Industry Group Sees Some Growth In Manufacturing

April 12, 2007
Manufacturers Alliance Outlook Index breaks three-quarter slide.

The Manufacturers Alliance/MAPI Survey on the Business Outlook has some optimist news; its March 2007 composite index of 58 is up from 54 reported in the December 2006 survey and breaks a three-quarter slide of decreases. Six of the 10 factors measured by the quarterly survey were higher than the previous report, foreshadowing a likely improvement in the industrial sector.

A composite business index above 50 indicates that overall manufacturing activity is expected to increase over the next three months to six months.

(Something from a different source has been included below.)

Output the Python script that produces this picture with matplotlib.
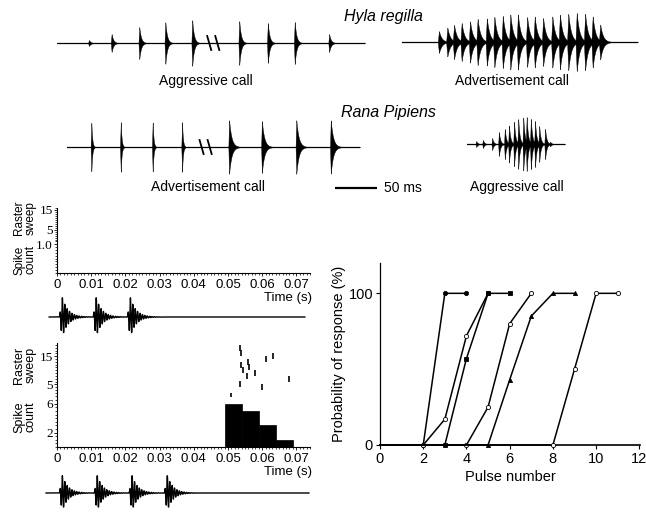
import numpy as np
import matplotlib
matplotlib.use("Agg")
import matplotlib.pyplot as plt
from matplotlib.ticker import MultipleLocator

plt.rcParams["font.family"] = ["Liberation Sans", "DejaVu Sans"]

# ---------------- data ----------------
# oscillograms: pulse peak times (ms from trace start) and amplitudes (a.u.)
hyla_agg_t = [38, 65, 98, 129, 161, 217, 251, 283, 324]
hyla_agg_a = [3, 9, 16, 21, 23, 22, 20, 21, 9]
hyla_agg_len = 367
hyla_agg_break = 186

hyla_adv_t = [44, 54, 62, 71, 81, 90, 101, 110, 120, 129, 138, 149, 158,
              168, 179, 188, 198, 208, 218, 227, 236]
hyla_adv_a = [11, 14, 16, 18, 20, 22, 23, 24, 25, 26, 26, 24, 24, 23, 25,
              26, 27, 28, 27, 24, 16]
hyla_adv_len = 281

rana_adv_t = [29, 64, 102, 137, 193, 232, 273, 314]
rana_adv_a = [25, 25, 25, 25, 27, 26, 27, 27]
rana_adv_len = 349
rana_adv_break = 165

rana_agg_t = [11, 19, 30, 38, 45, 50, 56, 61, 67, 71, 76, 81, 86, 93, 99]
rana_agg_a = [3, 4, 6, 12, 15, 18, 22, 24, 26, 25, 24, 22, 17, 15, 2]
rana_agg_len = 117

# stimuli under the raster panels (s)
stim1_peaks = [0.0015, 0.0114, 0.0214]
stim2_peaks = [0.0015, 0.0117, 0.0219, 0.0322]
stim1_span = (-0.0023, 0.0725)
stim2_span = (-0.0032, 0.0737)

# raster + PSTH (bottom panel)
raster_t = [0.0510, 0.0535, 0.0537, 0.0543, 0.0555, 0.0559, 0.0562, 0.0580,
            0.0601, 0.0611, 0.0633, 0.0680, 0.0534, 0.0537]
raster_sweep = [1, 5, 12, 10, 8, 13, 11, 9, 4, 14, 15, 7, 18, 16]
bin_edges = [0.049, 0.054, 0.059, 0.064, 0.069]
bin_counts = [6, 5, 3, 1]

time_ticks = [0, 0.01, 0.02, 0.03, 0.04, 0.05, 0.06, 0.07]
time_labels = ["0", "0.01", "0.02", "0.03", "0.04", "0.05", "0.06", "0.07"]

# probability of response vs pulse number
curve_a = [0, 0, 0, 100, 100]
curve_b = [0, 0, 0, 17, 72, 100]
curve_c = [0, 0, 0, 0, 57, 100, 100]
curve_d = [0, 0, 0, 0, 0, 25, 80, 100]
curve_e = [0, 0, 0, 0, 0, 0, 43, 85, 100, 100]
curve_f = [0, 0, 0, 0, 0, 0, 0, 0, 0, 50, 100, 100]

# ---------------- figure ----------------
W, H = 646, 512
fig = plt.figure(figsize=(W / 100, H / 100), dpi=100)


def px_axes(left, top, width, height):
    return fig.add_axes([left / W, 1 - (top + height) / H, width / W, height / H])


def ftext(x, y, s, **kw):
    fig.text(x / W, 1 - y / H, s, **kw)


PX_PER_MS = 0.84


def oscillogram(left, base_y, times, amps, length, rise, decay, brk=None):
    w = length * PX_PER_MS
    ax = px_axes(left, base_y - 35, w, 70)
    ax.set_xlim(0, length)
    ax.set_ylim(-35, 35)
    ax.axis("off")
    t = np.linspace(0, length, 6000)
    env = np.zeros_like(t)
    decays = decay if np.iterable(decay) else [decay] * len(times)
    for t0, a, dc in zip(times, amps, decays):
        d = t - t0
        env += a * np.where(d < 0, np.clip(1 + d / rise, 0, 1), np.exp(-d / dc))
    ax.fill_between(t, -env, env, color="black", lw=0.3)
    ax.plot([0, length], [0, 0], color="black", lw=0.9)
    if brk is not None:
        for off in (-4.8, 4.8):
            ax.plot([brk + off - 2.4, brk + off + 2.4], [7, -7], color="black", lw=1.3)
    return ax


oscillogram(57, 43, hyla_agg_t, hyla_agg_a, hyla_agg_len, 1.0, 2.0, hyla_agg_break)
oscillogram(402, 42, hyla_adv_t, hyla_adv_a, hyla_adv_len, 1.4, 3.2)
oscillogram(67, 147, rana_adv_t, rana_adv_a, rana_adv_len, 0.9,
            [1.0, 1.0, 1.0, 1.0, 2.8, 2.8, 2.8, 2.8], rana_adv_break)
oscillogram(467, 144, rana_agg_t, rana_agg_a, rana_agg_len, 0.9, 1.6)

# 50 ms scale bar
sb = px_axes(335, 183, 50 * PX_PER_MS, 10)
sb.set_xlim(0, 50)
sb.set_ylim(-1, 1)
sb.axis("off")
sb.plot([0, 50], [0, 0], color="black", lw=1.6)
ftext(384, 188, "50 ms", fontsize=10, va="center", ha="left")

ftext(383, 16, "Hyla regilla", fontsize=11.5, style="italic", ha="center", va="center")
ftext(206, 81, "Aggressive call", fontsize=10, ha="center", va="center")
ftext(512, 81, "Advertisement call", fontsize=10, ha="center", va="center")
ftext(388, 113, "Rana Pipiens", fontsize=11.5, style="italic", ha="center", va="center")
ftext(208, 187, "Advertisement call", fontsize=10, ha="center", va="center")
ftext(517, 187, "Aggressive call", fontsize=10, ha="center", va="center")

# ---------------- raster panels ----------------
XL = (0, 0.074)
serif = ["Liberation Serif", "DejaVu Serif"]


def style_left(ax, show_bottom):
    for s in ("top", "right"):
        ax.spines[s].set_visible(False)
    ax.spines["bottom"].set_visible(show_bottom)
    ax.spines["left"].set_linewidth(0.8)
    ax.spines["bottom"].set_linewidth(0.8)
    ax.set_xlim(*XL)
    ax.tick_params(axis="y", which="major", length=2, width=0.6, pad=1, labelsize=9.5)
    ax.tick_params(axis="y", which="minor", length=1.3, width=0.5)
    for lab in ax.get_yticklabels():
        lab.set_fontfamily(serif)
    if show_bottom:
        ax.set_xticks(time_ticks)
        ax.set_xticklabels(time_labels)
        ax.xaxis.set_minor_locator(MultipleLocator(0.001))
        ax.tick_params(axis="x", which="major", length=2.5, width=0.6, pad=2, labelsize=9.5)
        ax.tick_params(axis="x", which="minor", length=1.3, width=0.5)
    else:
        ax.set_xticks([])
        ax.tick_params(axis="x", which="both", length=0)


def stimulus(top, base_y, peaks, span, amp):
    ax = px_axes(57, top, 253, 2 * (base_y - top))
    ax.set_xlim(*XL)
    ax.set_ylim(-(base_y - top), base_y - top)
    ax.axis("off")
    t = np.linspace(span[0], span[1], 8000)
    y = np.zeros_like(t)
    for t0 in peaks:
        d = t - t0
        env = np.where(d < 0, np.clip(1 + d / 0.0008, 0, 1), np.exp(-d / 0.0017))
        y += amp * env * np.sin(2 * np.pi * (d + 0.0008) / 0.0007)
    ax.plot(t, y, color="black", lw=1.0, clip_on=False)


# top panel (no response)
r1 = px_axes(57, 208, 253, 32)
r1.set_ylim(0, 16)
r1.set_yticks([5, 15])
r1.yaxis.set_minor_locator(MultipleLocator(1))
style_left(r1, False)
c1 = px_axes(57, 240, 253, 33)
c1.set_ylim(0, 1.14)
c1.set_yticks([1.0])
c1.set_yticklabels(["1.0"])
c1.yaxis.set_minor_locator(MultipleLocator(0.1))
style_left(c1, True)
ftext(312, 298, "Time (s)", fontsize=9.5, ha="right", va="center")
ftext(25, 218, "Raster\nsweep", fontsize=8.5, rotation=90, ha="center", va="center", linespacing=1.0)
ftext(25, 260, "Spike\ncount", fontsize=8.5, rotation=90, ha="center", va="center", linespacing=1.0)
stimulus(295, 317, stim1_peaks, stim1_span, 20)

# bottom panel (response)
r2 = px_axes(57, 343, 253, 54)
r2.set_ylim(0.5, 19.7)
r2.set_yticks([5, 15])
r2.yaxis.set_minor_locator(MultipleLocator(1))
style_left(r2, False)
r2.plot(raster_t, raster_sweep, ls="none", marker="|", ms=4, mew=1.2, color="black")
c2 = px_axes(57, 397, 253, 50)
c2.set_ylim(0, 6.95)
c2.set_yticks([2, 6])
c2.yaxis.set_minor_locator(MultipleLocator(0.5))
style_left(c2, True)
c2.bar(bin_edges[:-1], bin_counts, width=np.diff(bin_edges), align="edge",
       color="black", edgecolor="black", lw=0.5)
ftext(312, 472, "Time (s)", fontsize=9.5, ha="right", va="center")
ftext(25, 365, "Raster\nsweep", fontsize=9, rotation=90, ha="center", va="center", linespacing=1.0)
ftext(25, 417, "Spike\ncount", fontsize=9, rotation=90, ha="center", va="center", linespacing=1.0)
stimulus(473, 493, stim2_peaks, stim2_span, 18)

# ---------------- probability panel ----------------
ax = px_axes(380, 263, 260, 182)
curves = [
    (curve_a, "o", "black"),
    (curve_b, "o", "white"),
    (curve_c, "s", "black"),
    (curve_d, "o", "white"),
    (curve_e, "^", "black"),
    (curve_f, "o", "white"),
]
for vals, mk, fc in curves:
    x = np.arange(len(vals))
    start = max(i for i, v in enumerate(vals) if v == 0)
    ax.plot(x, vals, color="black", lw=1.1, marker=mk, ms=3.0, mfc=fc, mec="black",
            mew=0.6, markevery=slice(start, None), clip_on=False, zorder=3)
ax.set_xlim(0, 12.03)
ax.set_ylim(0, 120)
ax.set_xticks(range(0, 13, 2))
ax.set_yticks([0, 100])
for s in ("top", "right"):
    ax.spines[s].set_visible(False)
ax.spines["left"].set_linewidth(0.9)
ax.spines["bottom"].set_linewidth(1.2)
ax.tick_params(length=3, width=0.8, labelsize=10.5, pad=2)
ax.set_xlabel("Pulse number", fontsize=10.5, labelpad=3)
ax.set_ylabel("Probability of response (%)", fontsize=10.5, labelpad=2)

fig.savefig("out.png", dpi=100)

"The survey results of this quarter are evidence of latent strength in most manufacturing industries and are a harbinger of renewed vigor in the latter half of the year," said Donald A. Norman, Ph.D., Manufacturers Alliance/MAPI economist. "Most industries, with the exception of those businesses closely linked to the housing sector, should expand this year although the rate of expansion is likely to be less than in recent years."

A look at specific components indicate that the most improved index was the prospective shipments which rose to 73% in March 2007 as compared to 62% in December 2006.

Capacity utilization, based on the percentage of firms operating above 85% of capacity, increased to 46.7% in March 2007 from 38.2% in December 2006 and remains well above its long-term average of 32.5%.

The investment index, which queries executives on their expectations regarding capital investment in 2007 compared to 2006, rose to 71%, from 64% in December 2006.

The backlogs index came in at 60% compared to 57% in December 2006.

The annual orders index, returned to 80% in March 2007 from 78% in the December 2006 survey.

The research and development (R&D) index, which confirms the underlying strength in manufacturing according to the Alliance, maintained its robust 75% level in March 2007, just above the 74% recorded in December 2006. Meanwhile, the profit margin index was flat, remaining at 62%.

The orders index fell to 60% from 66% last year while the exports orders index registered 75% versus the 77% last year. The inventory index rose to 77% from 76% in December.

In a supplemental section of the survey, senior financial executives responded to questions relating to expenditures on intangible investments like R&D, advertising, employee training and education, process improvements and information technology (IT), which are not expensed. The survey found that, on average, capital investment was equal to 8.7% of revenue. Expenditures for intangible investments, as a percent of capital expenditures, averaged 103.5%.